Only the lines from the top of the listing below to the line that has "const inset = (band - barW) / 2;" should be echoed, with both ends kept and pictures left out.
+++
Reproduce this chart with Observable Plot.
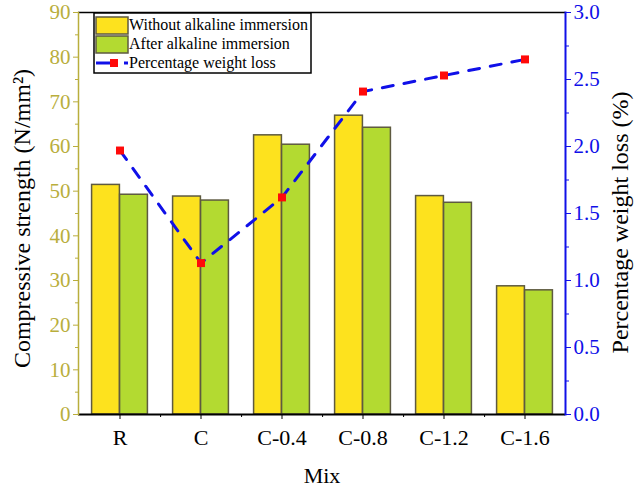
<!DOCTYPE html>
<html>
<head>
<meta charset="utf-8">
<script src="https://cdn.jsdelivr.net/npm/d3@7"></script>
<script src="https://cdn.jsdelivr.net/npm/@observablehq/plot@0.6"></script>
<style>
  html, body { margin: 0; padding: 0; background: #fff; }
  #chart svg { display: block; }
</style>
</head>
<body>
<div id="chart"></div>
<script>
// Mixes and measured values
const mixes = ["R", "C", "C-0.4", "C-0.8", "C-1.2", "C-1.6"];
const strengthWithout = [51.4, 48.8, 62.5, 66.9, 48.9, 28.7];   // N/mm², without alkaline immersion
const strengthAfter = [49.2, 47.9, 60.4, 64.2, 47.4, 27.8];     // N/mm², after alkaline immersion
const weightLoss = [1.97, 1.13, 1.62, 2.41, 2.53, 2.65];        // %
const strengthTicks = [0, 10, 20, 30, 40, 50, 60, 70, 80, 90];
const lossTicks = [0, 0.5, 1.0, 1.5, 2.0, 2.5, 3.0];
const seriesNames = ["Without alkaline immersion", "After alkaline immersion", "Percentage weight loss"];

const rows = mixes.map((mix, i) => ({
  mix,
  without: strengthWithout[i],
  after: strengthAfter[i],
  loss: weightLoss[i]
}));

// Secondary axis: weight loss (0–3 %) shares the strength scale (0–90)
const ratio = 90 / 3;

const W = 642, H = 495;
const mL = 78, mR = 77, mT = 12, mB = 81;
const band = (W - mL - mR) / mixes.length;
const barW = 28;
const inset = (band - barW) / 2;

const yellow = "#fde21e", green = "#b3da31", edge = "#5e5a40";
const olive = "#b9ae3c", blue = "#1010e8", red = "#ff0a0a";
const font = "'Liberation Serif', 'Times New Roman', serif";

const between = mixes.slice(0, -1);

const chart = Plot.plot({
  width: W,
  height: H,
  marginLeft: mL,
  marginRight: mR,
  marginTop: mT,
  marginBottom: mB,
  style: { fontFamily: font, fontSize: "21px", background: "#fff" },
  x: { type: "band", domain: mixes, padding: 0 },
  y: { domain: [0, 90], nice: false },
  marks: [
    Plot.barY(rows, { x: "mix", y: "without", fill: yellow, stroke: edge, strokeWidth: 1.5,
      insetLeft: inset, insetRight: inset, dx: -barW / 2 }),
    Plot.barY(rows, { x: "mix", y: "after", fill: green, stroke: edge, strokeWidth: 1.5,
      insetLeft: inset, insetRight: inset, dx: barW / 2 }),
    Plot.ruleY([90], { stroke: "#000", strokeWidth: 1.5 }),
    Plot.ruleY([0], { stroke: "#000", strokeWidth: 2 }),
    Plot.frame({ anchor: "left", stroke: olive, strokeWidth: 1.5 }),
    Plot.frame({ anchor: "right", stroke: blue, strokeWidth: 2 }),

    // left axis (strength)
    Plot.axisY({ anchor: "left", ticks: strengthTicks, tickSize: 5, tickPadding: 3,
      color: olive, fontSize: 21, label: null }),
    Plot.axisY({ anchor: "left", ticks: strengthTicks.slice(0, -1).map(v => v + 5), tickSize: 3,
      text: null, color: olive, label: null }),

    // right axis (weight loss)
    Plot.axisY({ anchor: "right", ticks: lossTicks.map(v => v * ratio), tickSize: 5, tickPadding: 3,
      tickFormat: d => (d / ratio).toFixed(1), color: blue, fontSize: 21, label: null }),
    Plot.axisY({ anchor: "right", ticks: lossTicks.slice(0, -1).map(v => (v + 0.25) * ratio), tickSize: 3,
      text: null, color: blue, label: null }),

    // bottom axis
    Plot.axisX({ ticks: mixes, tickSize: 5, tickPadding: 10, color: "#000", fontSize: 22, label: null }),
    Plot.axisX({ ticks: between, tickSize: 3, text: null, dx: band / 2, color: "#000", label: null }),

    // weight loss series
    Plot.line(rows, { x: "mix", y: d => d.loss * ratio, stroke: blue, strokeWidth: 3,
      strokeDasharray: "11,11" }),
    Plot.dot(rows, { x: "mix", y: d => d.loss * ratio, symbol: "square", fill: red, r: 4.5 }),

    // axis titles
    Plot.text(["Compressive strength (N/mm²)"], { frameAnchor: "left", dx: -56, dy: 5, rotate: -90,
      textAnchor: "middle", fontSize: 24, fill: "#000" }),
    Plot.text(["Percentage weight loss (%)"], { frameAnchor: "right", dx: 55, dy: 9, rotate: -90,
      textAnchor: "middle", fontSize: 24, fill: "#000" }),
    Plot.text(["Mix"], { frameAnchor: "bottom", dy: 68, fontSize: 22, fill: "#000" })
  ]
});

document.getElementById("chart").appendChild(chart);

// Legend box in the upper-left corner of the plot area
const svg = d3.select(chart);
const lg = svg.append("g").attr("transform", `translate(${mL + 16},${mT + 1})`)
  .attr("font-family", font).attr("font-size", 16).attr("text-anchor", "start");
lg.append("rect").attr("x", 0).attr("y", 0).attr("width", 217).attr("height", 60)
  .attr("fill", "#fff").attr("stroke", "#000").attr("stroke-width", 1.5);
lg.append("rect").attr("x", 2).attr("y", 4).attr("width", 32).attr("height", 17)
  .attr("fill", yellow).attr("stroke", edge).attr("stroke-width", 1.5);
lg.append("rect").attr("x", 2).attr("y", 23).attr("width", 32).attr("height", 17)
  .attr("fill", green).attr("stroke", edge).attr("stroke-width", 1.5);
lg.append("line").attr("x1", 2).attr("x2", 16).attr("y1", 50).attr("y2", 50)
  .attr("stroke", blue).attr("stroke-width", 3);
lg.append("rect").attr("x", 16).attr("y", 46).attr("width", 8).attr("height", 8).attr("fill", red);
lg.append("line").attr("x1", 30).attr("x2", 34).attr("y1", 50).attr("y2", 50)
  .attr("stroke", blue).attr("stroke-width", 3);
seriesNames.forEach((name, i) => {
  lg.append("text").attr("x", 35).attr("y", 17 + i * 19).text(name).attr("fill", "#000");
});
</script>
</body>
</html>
+++
Answer:
Reproduce this chart with Observable Plot.
<!DOCTYPE html>
<html>
<head>
<meta charset="utf-8">
<script src="https://cdn.jsdelivr.net/npm/d3@7"></script>
<script src="https://cdn.jsdelivr.net/npm/@observablehq/plot@0.6"></script>
<style>
  html, body { margin: 0; padding: 0; background: #fff; }
  #chart svg { display: block; }
</style>
</head>
<body>
<div id="chart"></div>
<script>
// Mixes and measured values
const mixes = ["R", "C", "C-0.4", "C-0.8", "C-1.2", "C-1.6"];
const strengthWithout = [51.4, 48.8, 62.5, 66.9, 48.9, 28.7];   // N/mm², without alkaline immersion
const strengthAfter = [49.2, 47.9, 60.4, 64.2, 47.4, 27.8];     // N/mm², after alkaline immersion
const weightLoss = [1.97, 1.13, 1.62, 2.41, 2.53, 2.65];        // %
const strengthTicks = [0, 10, 20, 30, 40, 50, 60, 70, 80, 90];
const lossTicks = [0, 0.5, 1.0, 1.5, 2.0, 2.5, 3.0];
const seriesNames = ["Without alkaline immersion", "After alkaline immersion", "Percentage weight loss"];

const rows = mixes.map((mix, i) => ({
  mix,
  without: strengthWithout[i],
  after: strengthAfter[i],
  loss: weightLoss[i]
}));

// Secondary axis: weight loss (0–3 %) shares the strength scale (0–90)
const ratio = 90 / 3;

const W = 642, H = 495;
const mL = 78, mR = 77, mT = 12, mB = 81;
const band = (W - mL - mR) / mixes.length;
const barW = 28;
const inset = (band - barW) / 2;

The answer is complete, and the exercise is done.